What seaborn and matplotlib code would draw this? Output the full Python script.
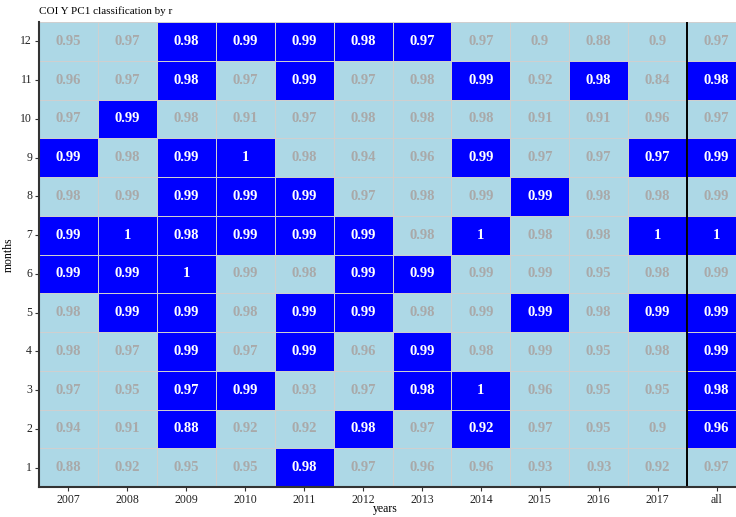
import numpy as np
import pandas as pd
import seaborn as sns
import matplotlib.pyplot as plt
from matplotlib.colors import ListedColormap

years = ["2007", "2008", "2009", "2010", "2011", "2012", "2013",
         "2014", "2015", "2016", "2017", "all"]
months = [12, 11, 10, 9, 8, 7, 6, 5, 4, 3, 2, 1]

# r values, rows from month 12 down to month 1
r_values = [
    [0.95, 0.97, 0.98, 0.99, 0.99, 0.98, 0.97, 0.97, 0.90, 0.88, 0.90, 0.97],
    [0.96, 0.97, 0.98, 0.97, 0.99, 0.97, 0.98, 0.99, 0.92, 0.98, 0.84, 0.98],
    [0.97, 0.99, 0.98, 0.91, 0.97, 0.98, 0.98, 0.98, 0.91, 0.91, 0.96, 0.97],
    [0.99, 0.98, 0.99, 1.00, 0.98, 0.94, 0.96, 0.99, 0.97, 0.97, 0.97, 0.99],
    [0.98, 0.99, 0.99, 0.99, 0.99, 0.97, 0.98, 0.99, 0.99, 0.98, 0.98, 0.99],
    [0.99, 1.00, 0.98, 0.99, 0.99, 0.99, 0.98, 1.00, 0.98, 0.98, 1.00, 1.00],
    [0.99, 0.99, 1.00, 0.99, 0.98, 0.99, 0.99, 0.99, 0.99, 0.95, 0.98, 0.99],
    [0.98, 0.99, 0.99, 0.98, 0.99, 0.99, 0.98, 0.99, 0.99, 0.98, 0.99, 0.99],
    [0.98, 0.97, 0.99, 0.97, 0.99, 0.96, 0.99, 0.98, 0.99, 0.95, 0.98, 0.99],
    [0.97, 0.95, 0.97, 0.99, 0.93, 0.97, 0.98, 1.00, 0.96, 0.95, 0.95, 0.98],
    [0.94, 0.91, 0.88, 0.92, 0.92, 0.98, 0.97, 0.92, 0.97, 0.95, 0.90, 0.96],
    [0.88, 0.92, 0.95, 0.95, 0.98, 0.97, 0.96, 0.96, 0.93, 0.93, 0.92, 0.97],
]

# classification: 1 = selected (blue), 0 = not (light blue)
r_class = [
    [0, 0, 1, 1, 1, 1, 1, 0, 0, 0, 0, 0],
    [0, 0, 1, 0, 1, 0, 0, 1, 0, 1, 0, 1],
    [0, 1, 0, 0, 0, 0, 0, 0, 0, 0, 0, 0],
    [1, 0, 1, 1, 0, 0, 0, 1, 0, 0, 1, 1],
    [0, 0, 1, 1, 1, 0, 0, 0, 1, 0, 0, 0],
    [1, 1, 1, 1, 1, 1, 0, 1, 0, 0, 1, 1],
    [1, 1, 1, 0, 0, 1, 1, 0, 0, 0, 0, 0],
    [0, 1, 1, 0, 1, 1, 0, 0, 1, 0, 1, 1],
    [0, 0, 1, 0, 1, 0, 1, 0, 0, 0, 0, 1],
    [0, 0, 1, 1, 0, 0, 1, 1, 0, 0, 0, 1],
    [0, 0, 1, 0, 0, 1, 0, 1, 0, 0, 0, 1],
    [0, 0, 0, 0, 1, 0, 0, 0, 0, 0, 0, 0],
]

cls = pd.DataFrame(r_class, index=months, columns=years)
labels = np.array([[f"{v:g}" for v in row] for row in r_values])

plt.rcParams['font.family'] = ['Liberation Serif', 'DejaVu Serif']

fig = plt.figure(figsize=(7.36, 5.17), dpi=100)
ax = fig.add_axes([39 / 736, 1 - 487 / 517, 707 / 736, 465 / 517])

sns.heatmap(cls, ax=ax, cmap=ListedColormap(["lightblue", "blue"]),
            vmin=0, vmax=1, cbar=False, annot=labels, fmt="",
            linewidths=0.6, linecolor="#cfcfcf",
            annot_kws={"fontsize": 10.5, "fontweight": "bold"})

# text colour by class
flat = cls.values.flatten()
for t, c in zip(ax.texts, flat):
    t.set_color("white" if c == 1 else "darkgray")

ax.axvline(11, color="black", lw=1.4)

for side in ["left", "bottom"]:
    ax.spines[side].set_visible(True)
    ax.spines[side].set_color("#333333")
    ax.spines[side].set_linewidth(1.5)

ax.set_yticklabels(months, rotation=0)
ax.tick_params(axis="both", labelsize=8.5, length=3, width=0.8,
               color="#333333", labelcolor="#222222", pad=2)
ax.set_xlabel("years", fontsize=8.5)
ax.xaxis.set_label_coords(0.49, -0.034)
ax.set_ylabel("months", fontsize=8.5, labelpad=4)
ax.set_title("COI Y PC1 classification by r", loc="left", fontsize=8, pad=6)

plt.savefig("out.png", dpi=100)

==

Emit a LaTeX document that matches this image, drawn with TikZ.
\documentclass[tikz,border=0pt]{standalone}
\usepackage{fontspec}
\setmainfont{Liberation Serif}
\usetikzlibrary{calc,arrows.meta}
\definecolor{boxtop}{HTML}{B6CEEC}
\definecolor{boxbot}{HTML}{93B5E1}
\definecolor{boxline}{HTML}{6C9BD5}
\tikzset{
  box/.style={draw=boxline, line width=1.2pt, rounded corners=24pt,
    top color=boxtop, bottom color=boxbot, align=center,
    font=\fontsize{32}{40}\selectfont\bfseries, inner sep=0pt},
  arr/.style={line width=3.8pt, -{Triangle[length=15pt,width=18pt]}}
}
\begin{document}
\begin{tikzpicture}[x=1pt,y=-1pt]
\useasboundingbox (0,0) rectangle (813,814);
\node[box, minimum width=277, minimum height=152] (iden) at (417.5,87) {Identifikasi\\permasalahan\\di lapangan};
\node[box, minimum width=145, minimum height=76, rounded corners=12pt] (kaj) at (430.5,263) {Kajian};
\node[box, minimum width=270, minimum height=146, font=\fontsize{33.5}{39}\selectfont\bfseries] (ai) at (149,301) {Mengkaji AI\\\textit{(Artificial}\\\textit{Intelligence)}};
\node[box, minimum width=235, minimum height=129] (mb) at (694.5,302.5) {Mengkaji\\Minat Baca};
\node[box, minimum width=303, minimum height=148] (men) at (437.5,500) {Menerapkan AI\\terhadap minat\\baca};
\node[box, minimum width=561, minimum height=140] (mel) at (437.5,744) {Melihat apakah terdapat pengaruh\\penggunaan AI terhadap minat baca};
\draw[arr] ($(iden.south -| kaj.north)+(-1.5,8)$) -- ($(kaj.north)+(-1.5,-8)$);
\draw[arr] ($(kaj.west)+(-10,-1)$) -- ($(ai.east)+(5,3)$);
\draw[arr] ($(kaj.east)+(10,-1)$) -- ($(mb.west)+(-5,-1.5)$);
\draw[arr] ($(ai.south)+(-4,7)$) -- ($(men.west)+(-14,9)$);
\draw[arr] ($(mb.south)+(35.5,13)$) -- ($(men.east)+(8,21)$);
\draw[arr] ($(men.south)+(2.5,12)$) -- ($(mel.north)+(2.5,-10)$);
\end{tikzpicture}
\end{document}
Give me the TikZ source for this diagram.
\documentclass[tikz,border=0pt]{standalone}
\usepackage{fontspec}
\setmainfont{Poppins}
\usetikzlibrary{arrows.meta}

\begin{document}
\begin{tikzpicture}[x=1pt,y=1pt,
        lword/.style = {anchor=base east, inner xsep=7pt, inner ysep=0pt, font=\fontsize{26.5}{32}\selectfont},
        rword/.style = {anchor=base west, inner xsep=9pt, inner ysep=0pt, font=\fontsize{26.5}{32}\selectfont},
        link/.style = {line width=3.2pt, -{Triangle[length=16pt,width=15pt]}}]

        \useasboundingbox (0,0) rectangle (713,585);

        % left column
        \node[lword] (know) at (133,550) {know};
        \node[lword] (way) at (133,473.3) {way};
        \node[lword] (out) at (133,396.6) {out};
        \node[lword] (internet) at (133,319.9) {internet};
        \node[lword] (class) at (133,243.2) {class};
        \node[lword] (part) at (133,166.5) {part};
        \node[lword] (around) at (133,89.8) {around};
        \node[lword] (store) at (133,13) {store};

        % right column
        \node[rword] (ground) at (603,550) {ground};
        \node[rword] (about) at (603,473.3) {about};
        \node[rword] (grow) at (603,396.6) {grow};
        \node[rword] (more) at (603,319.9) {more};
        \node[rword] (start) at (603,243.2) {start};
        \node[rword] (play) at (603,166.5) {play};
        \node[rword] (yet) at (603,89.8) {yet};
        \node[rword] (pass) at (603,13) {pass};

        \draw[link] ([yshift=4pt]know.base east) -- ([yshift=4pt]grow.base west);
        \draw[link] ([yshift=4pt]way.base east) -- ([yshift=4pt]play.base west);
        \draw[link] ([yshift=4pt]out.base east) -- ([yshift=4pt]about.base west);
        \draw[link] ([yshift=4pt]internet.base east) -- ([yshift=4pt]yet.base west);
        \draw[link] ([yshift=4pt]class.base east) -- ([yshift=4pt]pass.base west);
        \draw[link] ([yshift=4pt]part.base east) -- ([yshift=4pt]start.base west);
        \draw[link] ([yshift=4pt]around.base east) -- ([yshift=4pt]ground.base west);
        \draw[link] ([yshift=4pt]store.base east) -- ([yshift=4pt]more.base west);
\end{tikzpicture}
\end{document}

* * *

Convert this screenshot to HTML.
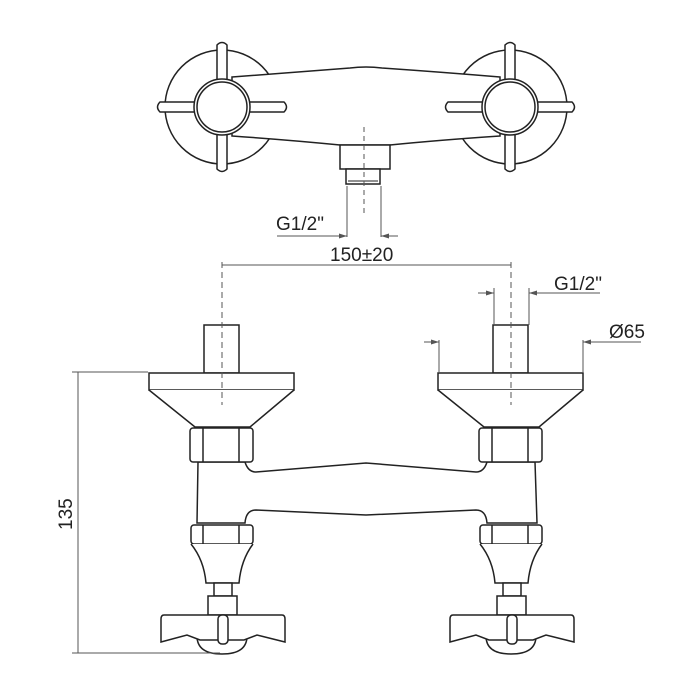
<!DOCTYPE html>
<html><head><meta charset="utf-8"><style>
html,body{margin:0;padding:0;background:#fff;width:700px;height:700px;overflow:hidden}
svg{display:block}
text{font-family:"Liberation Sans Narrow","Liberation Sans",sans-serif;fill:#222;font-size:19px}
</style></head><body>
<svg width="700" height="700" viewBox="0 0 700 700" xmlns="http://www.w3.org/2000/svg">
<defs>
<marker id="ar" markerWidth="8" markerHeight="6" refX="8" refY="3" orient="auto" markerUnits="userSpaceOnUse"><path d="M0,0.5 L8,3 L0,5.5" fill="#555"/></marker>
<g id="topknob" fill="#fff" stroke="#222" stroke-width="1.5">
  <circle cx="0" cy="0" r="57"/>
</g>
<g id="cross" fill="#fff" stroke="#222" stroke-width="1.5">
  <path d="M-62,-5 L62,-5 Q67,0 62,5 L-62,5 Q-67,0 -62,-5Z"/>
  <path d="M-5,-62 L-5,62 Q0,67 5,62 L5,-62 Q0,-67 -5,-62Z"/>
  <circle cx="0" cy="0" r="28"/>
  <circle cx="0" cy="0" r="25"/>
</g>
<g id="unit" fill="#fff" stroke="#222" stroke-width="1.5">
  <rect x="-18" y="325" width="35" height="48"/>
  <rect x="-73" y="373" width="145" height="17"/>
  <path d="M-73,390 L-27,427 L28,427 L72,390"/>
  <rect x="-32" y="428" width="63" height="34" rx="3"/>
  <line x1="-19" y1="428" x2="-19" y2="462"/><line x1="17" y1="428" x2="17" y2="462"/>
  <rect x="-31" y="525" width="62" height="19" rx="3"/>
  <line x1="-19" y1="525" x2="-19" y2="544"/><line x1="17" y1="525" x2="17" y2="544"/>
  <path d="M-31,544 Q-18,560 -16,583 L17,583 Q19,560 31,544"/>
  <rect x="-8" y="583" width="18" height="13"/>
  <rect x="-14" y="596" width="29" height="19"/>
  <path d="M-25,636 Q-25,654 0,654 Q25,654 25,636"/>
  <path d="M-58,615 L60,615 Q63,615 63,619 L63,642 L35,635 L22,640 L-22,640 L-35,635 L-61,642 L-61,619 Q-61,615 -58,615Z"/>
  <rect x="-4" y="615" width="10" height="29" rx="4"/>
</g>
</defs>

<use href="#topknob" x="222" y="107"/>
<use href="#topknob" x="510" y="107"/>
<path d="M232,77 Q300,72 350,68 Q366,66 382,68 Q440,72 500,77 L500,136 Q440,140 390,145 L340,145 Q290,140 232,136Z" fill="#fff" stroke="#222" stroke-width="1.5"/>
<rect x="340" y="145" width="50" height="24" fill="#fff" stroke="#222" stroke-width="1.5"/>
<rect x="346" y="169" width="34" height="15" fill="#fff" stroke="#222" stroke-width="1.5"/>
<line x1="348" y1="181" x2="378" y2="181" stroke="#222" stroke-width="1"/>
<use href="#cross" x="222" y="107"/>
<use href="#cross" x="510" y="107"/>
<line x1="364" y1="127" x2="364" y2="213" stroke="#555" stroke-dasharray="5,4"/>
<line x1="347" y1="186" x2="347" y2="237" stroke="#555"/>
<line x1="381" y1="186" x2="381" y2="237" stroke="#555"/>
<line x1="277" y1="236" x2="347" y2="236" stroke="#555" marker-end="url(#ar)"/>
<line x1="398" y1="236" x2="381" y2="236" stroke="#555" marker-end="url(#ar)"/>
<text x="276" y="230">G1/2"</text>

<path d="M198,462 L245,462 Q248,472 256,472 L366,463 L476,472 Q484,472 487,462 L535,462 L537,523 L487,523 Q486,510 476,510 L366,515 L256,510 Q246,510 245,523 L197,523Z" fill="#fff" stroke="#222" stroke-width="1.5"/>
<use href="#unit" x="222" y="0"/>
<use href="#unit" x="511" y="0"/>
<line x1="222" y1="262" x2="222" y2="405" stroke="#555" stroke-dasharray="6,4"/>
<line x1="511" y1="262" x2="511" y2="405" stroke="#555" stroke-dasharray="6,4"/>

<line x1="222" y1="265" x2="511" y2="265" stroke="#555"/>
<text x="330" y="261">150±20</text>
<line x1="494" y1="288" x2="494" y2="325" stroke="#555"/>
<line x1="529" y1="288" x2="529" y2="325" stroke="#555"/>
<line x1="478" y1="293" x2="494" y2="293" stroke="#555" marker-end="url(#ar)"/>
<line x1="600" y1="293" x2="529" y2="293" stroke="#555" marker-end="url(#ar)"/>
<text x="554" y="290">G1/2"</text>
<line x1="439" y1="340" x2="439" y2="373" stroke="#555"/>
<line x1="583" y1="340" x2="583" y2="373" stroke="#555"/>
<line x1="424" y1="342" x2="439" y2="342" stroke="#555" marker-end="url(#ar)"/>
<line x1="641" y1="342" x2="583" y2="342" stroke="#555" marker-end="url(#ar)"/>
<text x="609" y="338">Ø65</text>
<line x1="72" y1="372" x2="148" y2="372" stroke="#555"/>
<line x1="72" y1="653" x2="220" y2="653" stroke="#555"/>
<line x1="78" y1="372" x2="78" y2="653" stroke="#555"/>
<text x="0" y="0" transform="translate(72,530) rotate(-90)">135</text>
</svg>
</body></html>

• _Task prompt_:
Every line from the one containing "What seaborn and" to the one containing "5, 4, 3, 2, 1]" should be output exactly, both ends included. Nothing else goes in, and no pictures either.

• _Finished exercise_:
What seaborn and matplotlib code would draw this? Output the full Python script.
import numpy as np
import pandas as pd
import seaborn as sns
import matplotlib.pyplot as plt
from matplotlib.colors import ListedColormap

years = ["2007", "2008", "2009", "2010", "2011", "2012", "2013",
         "2014", "2015", "2016", "2017", "all"]
months = [12, 11, 10, 9, 8, 7, 6, 5, 4, 3, 2, 1]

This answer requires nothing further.